Relaxed and fit, Pieter, Daniel’s son, followed his father in the construction business in Papua Province, more than a thousand miles away. Pieter’s orange polo shirt is fashionable. His English is excellent. His daughter, Monna, a civil engineer, passes around cell phone pictures of her choir camp in Cincinnati. Pieter and his family are thoroughly modern Torajans.
So how does he feel seeing his three-years-dead father lashed to a stucco pillar, with relatives posed at his side? Proud. And excited. His father’s body is relatively intact and recognizable, unlike those of other relatives lying nearby, which look more like Halloween skeletons. His skin is smooth. His fingernails and beard have grown since they saw him last, relatives exclaim. Daniel was nicknamed Ne’ Boss—Grandpa Boss—years ago, a commentary on his rags-to-riches success. The body’s state is a sign to Pieter that he too will prosper. “Not everybody is like this. It will bring his children and grandchildren success,” he says, gleefully.
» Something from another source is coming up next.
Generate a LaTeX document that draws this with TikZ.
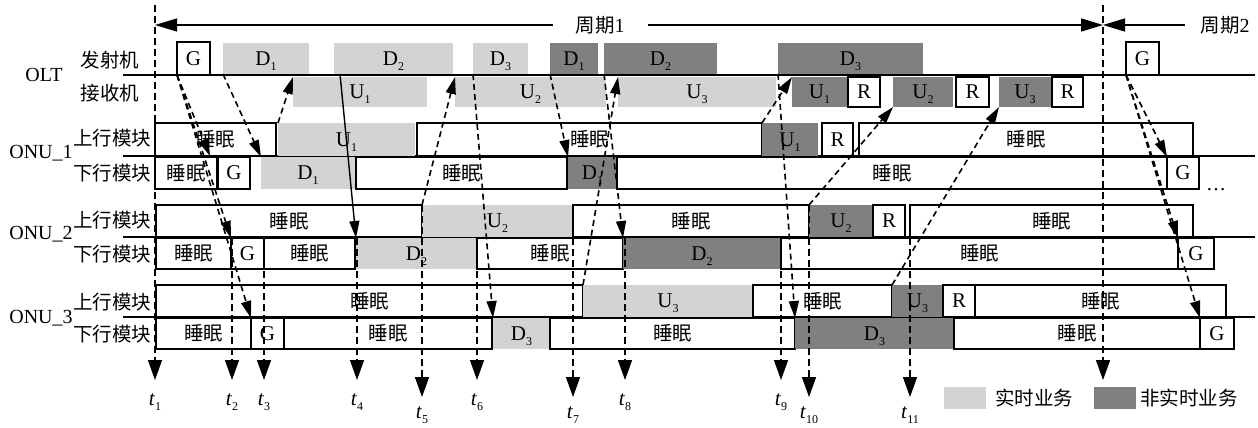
\documentclass[tikz,border=0pt]{standalone}
\usepackage{fontspec}
\setmainfont{Liberation Serif}
\newfontfamily\cjk{Noto Sans CJK SC}
\usetikzlibrary{arrows.meta}
\definecolor{lg}{RGB}{211,211,211}
\definecolor{dg}{RGB}{128,128,128}
\newcommand\lsub[1]{\smash{\raisebox{-5pt}{\fontsize{12}{12}\selectfont #1}}}
\newcommand\zh[1]{{\cjk\fontsize{19.5}{20}\selectfont #1}}
\newcommand\mybox[7]{\node[#1,anchor=north west,minimum width={(#4)-(#3)},minimum height={(#6)-(#5)}] (#2) at (#3,#5) {#7};}
\tikzset{
 bxbase/.style={inner sep=0pt, outer sep=0pt, font=\fontsize{21}{22}\selectfont},
 wbox/.style={bxbase, draw, fill=white, line width=1.4pt},
 lbox/.style={bxbase, fill=lg},
 dbox/.style={bxbase, fill=dg},
 rowline/.style={line width=1.4pt},
 tline/.style={dash pattern=on 7pt off 4pt, line width=1.5pt, -{Triangle[length=20pt,width=14pt]}},
 darr/.style={dash pattern=on 6pt off 4pt, line width=1.6pt, -{Triangle[length=17pt,width=10pt]}},
 sarr/.style={line width=1.4pt, -{Triangle[length=17pt,width=10pt]}},
 per/.style={line width=1.4pt, -{Triangle[length=22pt,width=13pt]}},
 lab/.style={inner sep=0pt, font=\fontsize{20}{22}\selectfont},
 tlab/.style={inner sep=0pt, anchor=base, font=\fontsize{21}{22}\selectfont},
}
\begin{document}
\begin{tikzpicture}[x=1pt,y=-1pt]
\fill[white] (0,0) rectangle (1258,428);
\useasboundingbox (0,0) rectangle (1258,428);
% row lines
\draw[rowline] (123,75) -- (1255,75);
\draw[rowline] (123,156) -- (1255,156);
\draw[rowline] (123,237) -- (1255,237);
\draw[line width=2.5pt] (123,317) -- (1255,317);
% left labels
\node[lab] (lOLT) at (44,75) {OLT};
\node[lab] (lTx) at (110,60) {\zh{发射机}};
\node[lab] (lRx) at (110,93) {\zh{接收机}};
\node[lab] (lONa) at (41,153) {ONU\_1};
\node[lab] (laU) at (112,138) {\zh{上行模块}};
\node[lab] (laD) at (112,173) {\zh{下行模块}};
\node[lab] (lONb) at (41,234) {ONU\_2};
\node[lab] (lbU) at (112,220) {\zh{上行模块}};
\node[lab] (lbD) at (112,254) {\zh{下行模块}};
\node[lab] (lONc) at (41,318) {ONU\_3};
\node[lab] (lcU) at (112,302) {\zh{上行模块}};
\node[lab] (lcD) at (112,334) {\zh{下行模块}};
% OLT tx
\mybox{wbox}{oG}{177}{210}{42}{75}{G}
\mybox{lbox}{oDa}{223}{309}{43}{74}{D\lsub{1}}
\mybox{lbox}{oDb}{334}{453}{43}{74}{D\lsub{2}}
\mybox{lbox}{oDc}{473}{528}{43}{74}{D\lsub{3}}
\mybox{dbox}{oNa}{550}{598}{43}{74}{D\lsub{1}}
\mybox{dbox}{oNb}{604}{717}{43}{74}{D\lsub{2}}
\mybox{dbox}{oNc}{778}{923}{43}{74}{D\lsub{3}}
\mybox{wbox}{oG2}{1126}{1159}{42}{75}{G}
% OLT rx
\mybox{lbox}{rUa}{293}{427}{77}{107}{U\lsub{1}}
\mybox{lbox}{rUb}{455}{606}{77}{107}{U\lsub{2}}
\mybox{lbox}{rUc}{618}{776}{77}{107}{U\lsub{3}}
\mybox{dbox}{rNa}{792}{847}{77}{107}{U\lsub{1}}
\mybox{wbox}{rRa}{848}{880}{77}{107}{R}
\mybox{dbox}{rNb}{893}{953}{77}{107}{U\lsub{2}}
\mybox{wbox}{rRb}{956}{989}{77}{107}{R}
\mybox{dbox}{rNc}{999}{1051}{77}{107}{U\lsub{3}}
\mybox{wbox}{rRc}{1052}{1083}{77}{107}{R}
% ONU1 up
\mybox{wbox}{aUs1}{155}{276}{123}{156}{\zh{睡眠}}
\mybox{lbox}{aU}{278}{415}{123}{156}{U\lsub{1}}
\mybox{wbox}{aUs2}{417}{762}{123}{156}{\zh{睡眠}}
\mybox{dbox}{aN}{762}{818}{123}{156}{U\lsub{1}}
\mybox{wbox}{aR}{822}{853}{123}{156}{R}
\mybox{wbox}{aUs3}{859}{1193}{123}{156}{\zh{睡眠}}
% ONU1 down
\mybox{wbox}{aDs1}{155}{217}{157}{189}{\zh{睡眠}}
\mybox{wbox}{aG}{218}{250}{157}{189}{G}
\mybox{lbox}{aD}{261}{355}{157}{189}{D\lsub{1}}
\mybox{wbox}{aDs2}{356}{567}{157}{189}{\zh{睡眠}}
\mybox{dbox}{aDN}{568}{617}{157}{189}{D\lsub{1}}
\mybox{wbox}{aDs3}{617}{1167}{157}{189}{\zh{睡眠}}
\mybox{wbox}{aG2}{1167}{1199}{157}{189}{G}
\node[lab] (dots) at (1216,190) {…};
% ONU2 up
\mybox{wbox}{bUs1}{156}{422}{205}{237}{\zh{睡眠}}
\mybox{lbox}{bU}{422}{573}{205}{237}{U\lsub{2}}
\mybox{wbox}{bUs2}{573}{809}{205}{237}{\zh{睡眠}}
\mybox{dbox}{bN}{809}{873}{205}{237}{U\lsub{2}}
\mybox{wbox}{bR}{873}{905}{205}{237}{R}
\mybox{wbox}{bUs3}{910}{1193}{205}{237}{\zh{睡眠}}
% ONU2 down
\mybox{wbox}{bDs1}{156}{231}{238}{269}{\zh{睡眠}}
\mybox{wbox}{bG}{231}{264}{238}{269}{G}
\mybox{wbox}{bDs2}{264}{355}{238}{269}{\zh{睡眠}}
\mybox{lbox}{bD}{356}{477}{238}{269}{D\lsub{2}}
\mybox{wbox}{bDs3}{477}{623}{238}{269}{\zh{睡眠}}
\mybox{dbox}{bDN}{623}{781}{238}{269}{D\lsub{2}}
\mybox{wbox}{bDs4}{781}{1178}{238}{269}{\zh{睡眠}}
\mybox{wbox}{bG2}{1178}{1214}{238}{269}{G}
% ONU3 up
\mybox{wbox}{cUs1}{156}{583}{285}{317}{\zh{睡眠}}
\mybox{lbox}{cU}{583}{753}{285}{317}{U\lsub{3}}
\mybox{wbox}{cUs2}{753}{892}{285}{317}{\zh{睡眠}}
\mybox{dbox}{cN}{892}{943}{285}{317}{U\lsub{3}}
\mybox{wbox}{cR}{943}{975}{285}{317}{R}
\mybox{wbox}{cUs3}{975}{1226}{285}{317}{\zh{睡眠}}
% ONU3 down
\mybox{wbox}{cDs1}{156}{251}{318}{349}{\zh{睡眠}}
\mybox{wbox}{cG}{251}{284}{318}{349}{G}
\mybox{wbox}{cDs2}{284}{492}{318}{349}{\zh{睡眠}}
\mybox{lbox}{cD}{493}{550}{318}{349}{D\lsub{3}}
\mybox{wbox}{cDs3}{550}{795}{318}{349}{\zh{睡眠}}
\mybox{dbox}{cDN}{795}{954}{318}{349}{D\lsub{3}}
\mybox{wbox}{cDs4}{954}{1200}{318}{349}{\zh{睡眠}}
\mybox{wbox}{cG2}{1200}{1234}{318}{349}{G}
% time lines
\foreach \n/\x/\ys/\ye/\ly in {1/155/5/380/405, 2/232/238/380/405, 3/264/238/380/405, 4/357/238/380/405, 5/422/205/397/418, 6/477/238/380/405, 7/573/205/397/418, 8/625/238/380/405, 9/781/238/380/405, 10/809/205/397/418, 11/910/238/397/418}{
 \coordinate (ts\n) at (\x,\ys);
 \coordinate (te\n) at (\x,\ye);
 \draw[tline] (ts\n) -- (te\n);
 \node[tlab] (tl\n) at (\x,\ly) {\textit{t}\lsub{\n}};
}
\coordinate (pe) at (1103,5);
\coordinate (pb) at (1103,380);
\draw[tline] (pe) -- (pb);
% period arrows
\coordinate (pL) at (155,25);
\coordinate (pLe) at (553,25);
\coordinate (pRs) at (648,25);
\coordinate (pM) at (1103,25);
\coordinate (pTs) at (1185,25);
\node[lab] (p1) at (600,25) {\zh{周期}1};
\node[lab] (p2) at (1225,25) {\zh{周期}2};
\draw[per] (pLe) -- (pL);
\draw[per] (pRs) -- (pM);
\draw[per] (pTs) -- (pM);
% signal arrows
\coordinate (a1e) at (210,156);
\draw[darr] (oG.south west) -- (a1e);
\draw[darr] (oG.south west) -- (bG.north west);
\draw[darr] (oG.south west) -- (cG.north west);
\draw[darr] (oDa.south west) -- (aD.north west);
\draw[darr] (aU.north west) -- (rUa.north west);
\draw[sarr] ([xshift=6pt]oDb.south west) -- (bD.north west);
\draw[darr] (bU.north west) -- (rUb.north west);
\draw[darr] (oDc.south west) -- (cD.north west);
\draw[darr] (oNa.south west) -- (aDN.north west);
\draw[darr] (cU.north west) -- (rUc.north west);
\draw[darr] (oNb.south west) -- (bDN.north west);
\draw[darr] (aN.north west) -- (rNa.north west);
\draw[darr] (oNc.south west) -- (cDN.north west);
\draw[darr] (bN.north west) -- (rNb.south west);
\draw[darr] (cN.north west) -- (rNc.south west);
\draw[darr] (oG2.south west) -- (aG2.north west);
\draw[darr] (oG2.south west) -- (bG2.north west);
\draw[darr] (oG2.south west) -- (cG2.north west);
% legend
\mybox{lbox}{lgA}{944}{986}{387}{409}{}
\node[lab, anchor=west] (lgAt) at (995,398) {\zh{实时业务}};
\mybox{dbox}{lgB}{1094}{1136}{387}{409}{}
\node[lab, anchor=west] (lgBt) at (1140,398) {\zh{非实时业务}};
\end{tikzpicture}
\end{document}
The important thing, Torajans say, is that they are not just individuals. The death of one person is only the dropping of a single stitch in an intricate financial, social, and emotional canvas winding backward through ancestors and forward through children. How did Torajans come to believe this? I wonder. Go ask Kambuno, the people say. He’s the man who knows the answers.
In search of Kambuno, we wind northward from the small town of Pangala, skirting rice fields and passing through village after village. Shopkeepers, motorbike riders, and passersby direct us. Everyone knows where Kambuno lives. Two schoolgirls in white shirts, navy skirts, and black ties hop in the car to point the way. When the road peters out, we continue on foot up a steep, rocky course.
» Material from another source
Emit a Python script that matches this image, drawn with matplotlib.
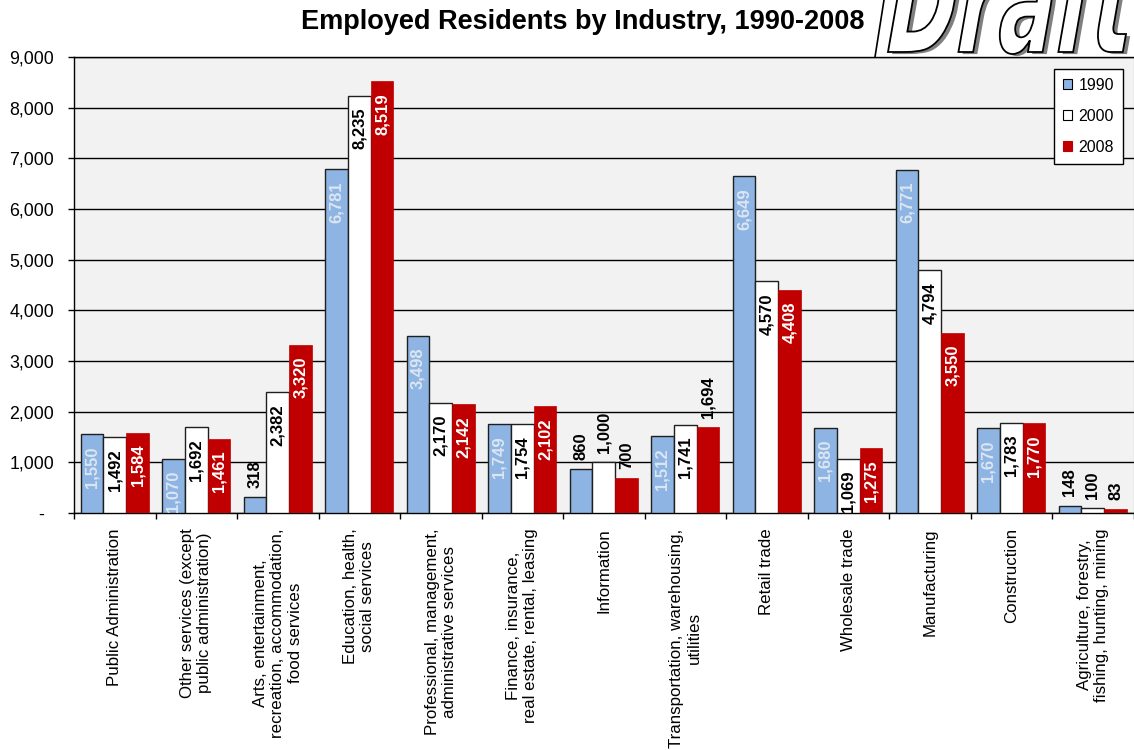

We find Petrus Kambuno, wiry, goateed, almost toothless, cutting grass by the side of the road. “You are lucky you found me,” he says. “There is no one left but me who knows these stories.” He claims to be 90 years old. He spins a Genesis-like creation tale, with Toraja at its center. “Here God created man in heaven, and woman from the Earth,” he says. Looking out over lime green terraced rice fields framed against an aquamarine sky, it’s easy to believe that God chose this to be his Eden.
Kambuno continues: God gave the gifts of bamboo and bananas from the Earth and betel and lime from the heavens. “He commanded us to use these things that give people pleasure to ease our grief, to make ourselves feel happy if we are sad when someone dies.”
I realize I’m asking the wrong question. Torajans, it appears, are probably more deeply connected than we are to the way people everywhere feel death: the desire to stay connected to loved ones in both body and spirit; to believe that people don’t ever really die permanently; and to have, and to become, an ancestor. So the question isn’t why do Torajans do what they do, but why do we do what we do? How did we distance ourselves so much from death, which is, after all, just a part of life? How did we lose the sense of being connected to each other, to our place in society, in the universe?
Kambuno gestures at his family crypt, which he says holds more than ten relatives. “My father is in here,” he says. “But I am here, so he is not really dead. My mother is in here, but I have daughters, so she is not really dead. My daughters have been exchanged for my mother. I have been exchanged for my father.”